REPUBLIKA.CO.ID,JAKARTA – Indonesia dikenal dengan negara dengan berbagai macam tradisi dan budaya yang menghiasi. Bahkan tak sedikit tradisi lokal yang digunakan sebagai medium yang diakomodasi agama selagi tidak keluar dari syariat Alquran, sunah, dan ijma ulama.
Salah satu tradisi yang mewarnai Indonesia adalah tradisi mandi junub (bebersihan) dalam menyambut bulan suci Ramadhan. Seperti mandi marpangir di Sumatra Utara, mandi balimau di Sumatra Barat, mandi Padusan di Jawa, hingga mandi keramasan di Jakarta. Seluruh jenis mandi tersebut dilangsungkan jelang Ramadhan, meski terdapat perbedaan kental kekhasan dari setiap daerah.
Mandi padusan misalnya di Jawa, yang dikenal dengan mandi massal yang dilakukan masyarakat lokal Jawa Tengah dan Timur ke suatu tempat pemandian. Begitu halnya dengan mandi padusan, mandi marpangir dilakukan masyarakat Sumatera Utara dengan ciri khasnya menaburkan sejumlah wewangian yang berasal dari rempah-rempah.
Wakil Sekretaris Lembaga Bahtsul Masail PBNU KH Mahbub Maafi mengatakan, ragam mandi yang terdapat di Indonesia guna menyambut Ramadhan adalah tradisi lokal yang baik. Sebab mandi sendiri dalam Islam merupakan sebuah kebaikan karena terdapat unsur kebersihan di dalamnya.
Namun demikian pihaknya menekankan, sejauh ini tidak ada dalil khusus yang menganjurkan umat Islam untuk melakukan tradisi lokal itu dalam syariat agama. “Secara pribadi saya belum menemukan dalil anjuran tentang itu, menyambut Ramadhan (dengan) mandi, enggak ada.
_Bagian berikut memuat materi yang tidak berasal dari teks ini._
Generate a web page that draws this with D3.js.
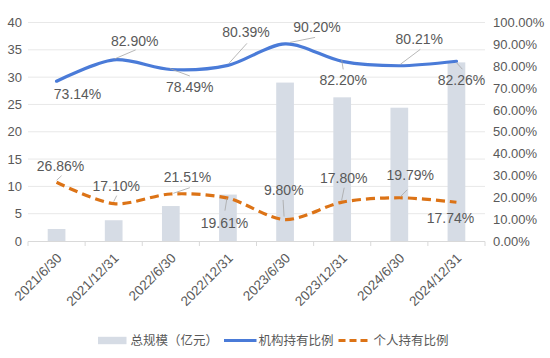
<!DOCTYPE html>
<html lang="zh">
<head>
<meta charset="UTF-8">
<title>规模与持有比例</title>
<script src="https://cdnjs.cloudflare.com/ajax/libs/d3/7.8.5/d3.min.js"></script>
<style>
  body { margin: 0; background: #fff; }
  svg { display: block; font-family: "Liberation Sans", Arial, "Noto Sans CJK SC", sans-serif; }
</style>
</head>
<body>
<div id="chart"></div>
<script>
// data
var dates = ["2021/6/30", "2021/12/31", "2022/6/30", "2022/12/31", "2023/6/30", "2023/12/31", "2024/6/30", "2024/12/31"];
var totalScale = [2.2, 3.8, 6.4, 8.5, 29.0, 26.3, 24.4, 32.7];          // 总规模（亿元）
var instRatio = [73.14, 82.90, 78.49, 80.39, 90.20, 82.20, 80.21, 82.26];  // 机构持有比例 %
var indivRatio = [26.86, 17.10, 21.51, 19.61, 9.80, 17.80, 19.79, 17.74];  // 个人持有比例 %
var leftTicks = [0, 5, 10, 15, 20, 25, 30, 35, 40];
var rightTicks = [0, 10, 20, 30, 40, 50, 60, 70, 80, 90, 100];
var legendNames = ["总规模（亿元）", "机构持有比例", "个人持有比例"];

// label placement (offset of label centre from point) and leader lines
var instLabelPos = [[21, 13], [21, -19], [19, 18], [18, -33], [32, -17], [1, 19], [20, -27], [5, 19]];
var instLeaders = [null, [1, -1, 22, -10], [-1, -1, 19, 6.5], [1, -2, 19, -22], [5, -1.5, 30, -6.5], [-0.5, -1.4, 1, 8], [1, -1.4, 21, -16.4], [0, 1.4, 6, 8]];
var indivLabelPos = [[4, -16.6], [2.6, -18], [16.7, -17.3], [-3.5, 24.5], [-1.3, -29.6], [1.5, -24.4], [11, -22.8], [-6, 16]];
var indivLeaders = [[0, -2, 5, -6.6], [0, -2, 3, -8], [2.5, -0.7, 19, -6.3], [-1, 0, -3, 12.5], [-2, -19.6, -1, -3], [2, -14.4, -0.5, -2], [1, -1, 8, -8], null];

var W = 550, H = 358;
var plotL = 28, plotR = 485, plotT = 22.5, plotB = 241;
var textColor = "#595959";
var blue = "#4A7BD8", orange = "#DC7316", barColor = "#D6DCE5";

var svg = d3.select("#chart").append("svg").attr("width", W).attr("height", H);

var x = d3.scaleBand().domain(dates).range([plotL, plotR]).paddingInner(0.69).paddingOuter(0.345);
var xc = function(d) { return x(d) + x.bandwidth() / 2; };
var yL = d3.scaleLinear().domain([0, 40]).range([plotB, plotT]);
var yR = d3.scaleLinear().domain([0, 100]).range([plotB, plotT]);

// gridlines
svg.append("g").selectAll("line").data(leftTicks.slice(1)).enter().append("line")
    .attr("x1", plotL).attr("x2", plotR)
    .attr("y1", function(d) { return yL(d); }).attr("y2", function(d) { return yL(d); })
    .attr("stroke", "#E8E8E8").attr("stroke-width", 1);

// left axis labels
var la = svg.append("g").attr("transform", "translate(" + (plotL - 6) + ",0)")
    .call(d3.axisLeft(yL).tickValues(leftTicks).tickSize(0).tickPadding(0));
la.select(".domain").remove();
la.selectAll("text").attr("fill", textColor).attr("font-size", 13).attr("font-family", null);

// right axis labels
var ra = svg.append("g").attr("transform", "translate(" + (plotR + 8) + ",0)")
    .call(d3.axisRight(yR).tickValues(rightTicks).tickSize(0).tickPadding(0)
        .tickFormat(function(d) { return d.toFixed(2) + "%"; }));
ra.select(".domain").remove();
ra.selectAll("text").attr("fill", textColor).attr("font-size", 13).attr("font-family", null);

// bars
svg.append("g").selectAll("rect").data(totalScale).enter().append("rect")
    .attr("x", function(d, i) { return x(dates[i]); })
    .attr("width", x.bandwidth())
    .attr("y", function(d) { return yL(d); })
    .attr("height", function(d) { return yL(0) - yL(d); })
    .attr("fill", barColor);

// x axis
var xa = svg.append("g").attr("transform", "translate(0," + plotB + ")")
    .call(d3.axisBottom(x).tickSize(0).tickFormat(""));
xa.select(".domain").attr("stroke", "#D9D9D9").attr("d", "M" + plotL + ",0.5H" + plotR);
var bounds = dates.map(function(d) { return x(d) - x.step() * x.paddingInner() / 2; });
bounds.push(plotR);
xa.selectAll(".bnd").data(bounds).enter().append("line")
    .attr("x1", function(d) { return d; }).attr("x2", function(d) { return d; })
    .attr("y1", 0.5).attr("y2", 5).attr("stroke", "#D9D9D9");

svg.append("g").selectAll("text").data(dates).enter().append("text")
    .attr("transform", function(d) { return "translate(" + (xc(d) + 6) + "," + (plotB + 18) + ") rotate(-45)"; })
    .attr("text-anchor", "end")
    .attr("fill", textColor).attr("font-size", 13.5)
    .text(function(d) { return d; });

// lines
var curve = d3.curveCardinal.tension(0.1);
var line = function(scale) {
    return d3.line().x(function(d, i) { return xc(dates[i]); }).y(function(d) { return scale(d); }).curve(curve);
};

svg.append("path").datum(instRatio)
    .attr("fill", "none").attr("stroke", blue).attr("stroke-width", 3.2)
    .attr("stroke-linecap", "round").attr("d", line(yR));

svg.append("path").datum(indivRatio)
    .attr("fill", "none").attr("stroke", orange).attr("stroke-width", 3.2)
    .attr("stroke-dasharray", "9,5").attr("d", line(yR));

// data labels
function drawLabels(values, pos, leaders) {
    var g = svg.append("g");
    values.forEach(function(v, i) {
        var px = xc(dates[i]), py = yR(v);
        var ld = leaders[i];
        if (ld) {
            g.append("line").attr("x1", px + ld[0]).attr("y1", py + ld[1])
                .attr("x2", px + ld[2]).attr("y2", py + ld[3])
                .attr("stroke", "#A6A6A6").attr("stroke-width", 0.8);
        }
        g.append("text").attr("x", px + pos[i][0]).attr("y", py + pos[i][1])
            .attr("dy", "0.35em").attr("text-anchor", "middle")
            .attr("fill", textColor).attr("font-size", 14)
            .text(v.toFixed(2) + "%");
    });
}
drawLabels(instRatio, instLabelPos, instLeaders);
drawLabels(indivRatio, indivLabelPos, indivLeaders);

// legend
var lg = svg.append("g").attr("font-size", 12.5).attr("fill", textColor);
var ly = 340.5;
lg.append("rect").attr("x", 98).attr("y", ly - 3.7).attr("width", 28.5).attr("height", 7.4).attr("fill", barColor);
lg.append("text").attr("x", 130.5).attr("y", ly).attr("dy", "0.35em").text(legendNames[0]);
lg.append("line").attr("x1", 224).attr("x2", 256.5).attr("y1", ly).attr("y2", ly)
    .attr("stroke", blue).attr("stroke-width", 3);
lg.append("text").attr("x", 258.5).attr("y", ly).attr("dy", "0.35em").text(legendNames[1]);
lg.append("line").attr("x1", 338.5).attr("x2", 370).attr("y1", ly).attr("y2", ly)
    .attr("stroke", orange).attr("stroke-width", 3).attr("stroke-dasharray", "7,4");
lg.append("text").attr("x", 373.5).attr("y", ly).attr("dy", "0.35em").text(legendNames[2]);
</script>
</body>
</html>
Kalau sunah setiap malam sepanjang Ramadhan itu mandi, itu benar. Mulai Maghrib sampai Fajar dianjurkan,” kata KH Mahbub saat dihubungi Republika, Kamis (8/4).
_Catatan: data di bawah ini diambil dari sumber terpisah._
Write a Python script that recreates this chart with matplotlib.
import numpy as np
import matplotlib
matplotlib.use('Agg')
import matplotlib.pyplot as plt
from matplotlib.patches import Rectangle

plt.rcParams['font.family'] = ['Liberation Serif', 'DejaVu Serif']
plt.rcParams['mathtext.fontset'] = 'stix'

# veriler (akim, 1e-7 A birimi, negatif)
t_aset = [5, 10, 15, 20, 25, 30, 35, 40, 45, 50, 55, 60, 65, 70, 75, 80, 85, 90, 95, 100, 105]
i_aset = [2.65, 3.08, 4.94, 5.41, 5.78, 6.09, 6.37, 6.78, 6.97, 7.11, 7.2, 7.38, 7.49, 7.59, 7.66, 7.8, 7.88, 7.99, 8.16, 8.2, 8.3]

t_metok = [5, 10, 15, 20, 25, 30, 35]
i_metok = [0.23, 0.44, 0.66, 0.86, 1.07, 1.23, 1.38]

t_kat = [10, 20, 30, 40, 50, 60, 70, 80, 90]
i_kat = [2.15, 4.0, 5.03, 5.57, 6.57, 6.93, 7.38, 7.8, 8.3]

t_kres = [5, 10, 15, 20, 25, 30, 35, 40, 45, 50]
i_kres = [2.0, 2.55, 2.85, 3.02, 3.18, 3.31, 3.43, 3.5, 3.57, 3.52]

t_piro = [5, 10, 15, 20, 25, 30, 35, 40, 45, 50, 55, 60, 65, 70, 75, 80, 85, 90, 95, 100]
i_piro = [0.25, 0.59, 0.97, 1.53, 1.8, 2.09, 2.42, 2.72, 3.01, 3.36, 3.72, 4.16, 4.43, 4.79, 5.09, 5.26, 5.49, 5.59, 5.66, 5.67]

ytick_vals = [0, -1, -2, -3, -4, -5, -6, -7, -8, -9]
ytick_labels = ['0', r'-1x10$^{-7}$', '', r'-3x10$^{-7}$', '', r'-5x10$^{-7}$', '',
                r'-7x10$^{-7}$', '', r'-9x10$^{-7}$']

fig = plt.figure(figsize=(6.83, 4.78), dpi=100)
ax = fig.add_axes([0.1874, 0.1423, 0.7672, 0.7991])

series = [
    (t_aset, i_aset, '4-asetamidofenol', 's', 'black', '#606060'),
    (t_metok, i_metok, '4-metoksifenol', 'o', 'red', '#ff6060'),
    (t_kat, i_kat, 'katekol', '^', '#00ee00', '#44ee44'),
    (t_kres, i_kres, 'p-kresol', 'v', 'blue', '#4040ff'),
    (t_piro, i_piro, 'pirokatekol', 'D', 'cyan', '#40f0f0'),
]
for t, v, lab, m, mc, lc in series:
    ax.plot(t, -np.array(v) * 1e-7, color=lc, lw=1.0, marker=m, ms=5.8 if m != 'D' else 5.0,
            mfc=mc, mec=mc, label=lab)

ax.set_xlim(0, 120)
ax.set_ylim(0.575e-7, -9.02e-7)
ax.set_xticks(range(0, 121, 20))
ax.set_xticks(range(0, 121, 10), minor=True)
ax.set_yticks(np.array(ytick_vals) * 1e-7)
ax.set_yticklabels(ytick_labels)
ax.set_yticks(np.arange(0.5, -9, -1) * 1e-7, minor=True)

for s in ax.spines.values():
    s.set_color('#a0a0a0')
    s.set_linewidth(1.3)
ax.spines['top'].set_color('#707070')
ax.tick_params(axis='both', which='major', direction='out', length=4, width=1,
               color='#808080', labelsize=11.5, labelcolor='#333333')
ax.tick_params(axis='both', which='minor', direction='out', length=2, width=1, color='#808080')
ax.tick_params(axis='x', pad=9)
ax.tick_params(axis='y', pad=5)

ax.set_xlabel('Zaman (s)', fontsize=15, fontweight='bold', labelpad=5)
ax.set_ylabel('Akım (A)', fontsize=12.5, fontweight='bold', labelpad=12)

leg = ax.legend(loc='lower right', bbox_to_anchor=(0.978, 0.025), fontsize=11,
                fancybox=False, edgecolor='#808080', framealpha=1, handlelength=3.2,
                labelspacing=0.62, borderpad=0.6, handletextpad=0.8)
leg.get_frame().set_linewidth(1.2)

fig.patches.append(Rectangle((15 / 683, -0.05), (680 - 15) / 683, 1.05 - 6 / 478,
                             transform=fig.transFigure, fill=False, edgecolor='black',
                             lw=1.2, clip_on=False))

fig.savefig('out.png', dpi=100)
Meski begitu, dia juga melihat bahwa menyambut Ramadhan dengan suka cita berdasarkan tradisi lokal seperti mandi adalah hal yang baik. Jika tujuannya untuk menghormati bulan suci Ramadhan, maka tentunya kegiatan tersebut dinilai boleh-boleh saja dilakukan.
Dalam kaidah fikih, KH Mahbub menjelaskan bahwa janganlah keluar dari kebiasaan manusia/masyarakat (adat-istiadat) kecuali yang diharamkan. Singkat kata, dia menekankan, tidak perlu bagi seseorang untuk menentang tradisi yang dilakukan masyarakat lokal.
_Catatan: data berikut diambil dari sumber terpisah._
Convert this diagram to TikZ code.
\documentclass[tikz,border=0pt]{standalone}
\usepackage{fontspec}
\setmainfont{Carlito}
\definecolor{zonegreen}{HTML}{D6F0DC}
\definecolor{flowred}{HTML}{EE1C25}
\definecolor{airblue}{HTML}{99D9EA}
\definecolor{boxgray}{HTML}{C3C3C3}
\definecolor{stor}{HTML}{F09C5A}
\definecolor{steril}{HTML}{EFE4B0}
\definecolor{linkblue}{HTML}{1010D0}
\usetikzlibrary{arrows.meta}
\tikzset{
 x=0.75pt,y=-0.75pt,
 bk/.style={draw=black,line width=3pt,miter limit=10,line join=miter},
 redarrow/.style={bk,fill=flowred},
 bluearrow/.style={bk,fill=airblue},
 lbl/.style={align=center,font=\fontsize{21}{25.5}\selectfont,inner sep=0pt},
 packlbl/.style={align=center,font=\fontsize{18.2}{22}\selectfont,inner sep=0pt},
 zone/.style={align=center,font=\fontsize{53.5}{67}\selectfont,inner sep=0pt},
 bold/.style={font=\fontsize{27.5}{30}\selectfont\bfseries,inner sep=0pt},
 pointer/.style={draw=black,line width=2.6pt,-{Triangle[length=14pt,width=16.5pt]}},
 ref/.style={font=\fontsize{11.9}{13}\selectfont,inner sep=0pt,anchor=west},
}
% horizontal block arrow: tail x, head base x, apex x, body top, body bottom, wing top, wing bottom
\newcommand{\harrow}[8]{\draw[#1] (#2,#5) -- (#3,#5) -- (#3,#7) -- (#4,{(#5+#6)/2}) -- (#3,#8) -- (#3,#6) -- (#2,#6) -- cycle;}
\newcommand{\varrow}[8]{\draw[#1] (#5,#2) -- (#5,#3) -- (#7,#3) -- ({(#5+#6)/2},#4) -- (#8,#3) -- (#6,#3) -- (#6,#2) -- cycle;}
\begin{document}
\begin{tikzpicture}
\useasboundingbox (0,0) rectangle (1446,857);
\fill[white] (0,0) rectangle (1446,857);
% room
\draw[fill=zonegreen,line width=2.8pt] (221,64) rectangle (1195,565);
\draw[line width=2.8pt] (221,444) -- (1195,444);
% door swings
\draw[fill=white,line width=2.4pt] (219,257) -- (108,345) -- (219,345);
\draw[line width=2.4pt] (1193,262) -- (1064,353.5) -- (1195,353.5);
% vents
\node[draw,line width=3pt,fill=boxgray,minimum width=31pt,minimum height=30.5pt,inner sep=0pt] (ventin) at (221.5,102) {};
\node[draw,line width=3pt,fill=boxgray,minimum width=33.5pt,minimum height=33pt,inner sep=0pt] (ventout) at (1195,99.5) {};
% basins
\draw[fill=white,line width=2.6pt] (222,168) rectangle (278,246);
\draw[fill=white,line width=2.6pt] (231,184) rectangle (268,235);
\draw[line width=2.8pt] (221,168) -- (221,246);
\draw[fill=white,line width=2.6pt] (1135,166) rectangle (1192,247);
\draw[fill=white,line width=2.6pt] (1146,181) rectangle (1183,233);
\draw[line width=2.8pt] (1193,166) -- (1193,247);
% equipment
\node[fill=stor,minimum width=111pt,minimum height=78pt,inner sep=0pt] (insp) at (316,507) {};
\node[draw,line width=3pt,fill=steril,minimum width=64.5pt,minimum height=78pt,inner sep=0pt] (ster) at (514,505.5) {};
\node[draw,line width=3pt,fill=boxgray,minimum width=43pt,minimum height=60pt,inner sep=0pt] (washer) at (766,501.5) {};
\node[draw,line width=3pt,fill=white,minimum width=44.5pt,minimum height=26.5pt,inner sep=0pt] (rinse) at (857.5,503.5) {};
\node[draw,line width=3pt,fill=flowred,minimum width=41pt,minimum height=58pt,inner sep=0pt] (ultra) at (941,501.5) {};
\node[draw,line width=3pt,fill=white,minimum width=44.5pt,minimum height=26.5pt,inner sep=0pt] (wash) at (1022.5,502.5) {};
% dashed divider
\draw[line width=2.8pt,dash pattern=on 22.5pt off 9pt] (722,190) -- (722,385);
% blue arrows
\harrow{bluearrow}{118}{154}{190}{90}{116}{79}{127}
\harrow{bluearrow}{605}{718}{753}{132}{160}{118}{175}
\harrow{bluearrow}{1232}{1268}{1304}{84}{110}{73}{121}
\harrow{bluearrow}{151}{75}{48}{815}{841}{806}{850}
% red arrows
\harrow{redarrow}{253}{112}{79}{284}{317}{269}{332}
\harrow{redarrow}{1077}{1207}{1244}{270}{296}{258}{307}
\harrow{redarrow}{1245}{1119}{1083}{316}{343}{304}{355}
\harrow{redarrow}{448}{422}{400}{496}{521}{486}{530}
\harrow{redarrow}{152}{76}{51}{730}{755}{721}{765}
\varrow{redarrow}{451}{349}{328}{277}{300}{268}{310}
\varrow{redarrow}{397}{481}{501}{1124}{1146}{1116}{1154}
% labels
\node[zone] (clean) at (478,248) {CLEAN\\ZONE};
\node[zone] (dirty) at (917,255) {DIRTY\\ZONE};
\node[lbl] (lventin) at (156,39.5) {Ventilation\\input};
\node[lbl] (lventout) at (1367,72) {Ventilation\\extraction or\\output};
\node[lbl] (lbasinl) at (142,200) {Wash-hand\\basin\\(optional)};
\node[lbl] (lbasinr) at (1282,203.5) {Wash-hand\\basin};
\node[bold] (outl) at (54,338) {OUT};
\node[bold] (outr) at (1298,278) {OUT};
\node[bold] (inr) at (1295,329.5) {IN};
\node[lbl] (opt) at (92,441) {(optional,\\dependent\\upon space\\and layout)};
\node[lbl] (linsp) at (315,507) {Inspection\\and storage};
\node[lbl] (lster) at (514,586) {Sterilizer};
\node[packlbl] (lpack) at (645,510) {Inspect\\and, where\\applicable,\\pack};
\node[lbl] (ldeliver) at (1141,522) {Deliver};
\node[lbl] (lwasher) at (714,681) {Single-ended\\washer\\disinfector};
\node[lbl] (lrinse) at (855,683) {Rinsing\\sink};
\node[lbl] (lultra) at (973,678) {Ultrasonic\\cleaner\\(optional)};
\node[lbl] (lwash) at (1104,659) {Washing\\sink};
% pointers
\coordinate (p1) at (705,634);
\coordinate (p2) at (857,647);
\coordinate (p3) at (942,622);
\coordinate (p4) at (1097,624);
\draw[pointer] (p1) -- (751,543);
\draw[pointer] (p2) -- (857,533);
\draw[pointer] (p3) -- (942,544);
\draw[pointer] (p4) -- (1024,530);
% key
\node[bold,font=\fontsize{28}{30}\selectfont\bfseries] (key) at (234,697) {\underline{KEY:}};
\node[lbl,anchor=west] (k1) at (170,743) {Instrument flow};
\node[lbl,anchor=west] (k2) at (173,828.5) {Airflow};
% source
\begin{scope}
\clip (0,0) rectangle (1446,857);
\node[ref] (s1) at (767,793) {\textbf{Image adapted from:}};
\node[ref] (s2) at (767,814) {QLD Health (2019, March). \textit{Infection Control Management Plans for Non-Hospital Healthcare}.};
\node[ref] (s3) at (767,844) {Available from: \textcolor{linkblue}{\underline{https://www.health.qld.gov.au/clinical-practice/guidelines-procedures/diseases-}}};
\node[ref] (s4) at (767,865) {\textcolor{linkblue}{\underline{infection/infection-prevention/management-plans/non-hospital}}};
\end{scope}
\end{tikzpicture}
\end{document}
Namun yang perlu digarisbawahi, kata KH Mahbub, tradisi yang baik tersebut bisa saja tidak boleh dilakukan apabila di dalamnya mengandung kerusakan. Atau beresiko merusak ibadah lainnya. Misalnya, apabila mensakralkan suatu tempat mandi tertentu yang beresiko syirik, atau mandi bersama antara laki-laki dengan perempuan dalam satu tempat.
“Ikhtilatnya yang tidak boleh,” kata dia.
Ustaz Abdul Somad pun mengutarakan pendapatnya mengenai mandi yang berciri khas tradisi lokal. Ulama yang berasal dari Pulau Emas alias Sumatra ini mengimbau kepada masyarakat di negeri Swarnadwipa (Sumatera Barat) untuk tidak melakukan tradisi mandi balimau.
Mandi yang dilakukan di sungai secara beramai-ramai itu dianggap sebagai tradisi mandi yang lebih banyak mengundang mudharat dibanding nilai ibadahnya. Mandi balimau yang memiliki akar sejarah tentang mandi taubat itu sebetulnya, kata dia, telah mengalami pergerseran pemaknaan dalam realitanya.
Sehingga mandi yang biasanya dilakukan di tepian sungai dan danau itu kerap didatangi orang-orang tanpa memedulikan jenis kelaminnya. Sehingga resiko bercampurnya laki-laki dengan perempuan dalam satu wadah permandian dinilai dapat mengundang mudharat bagi yang melaksanakan. Dia pun mengimbau kepada masyarakat setempat bila hendak mandi taubat untuk melakukannya dari rumah masing-masing.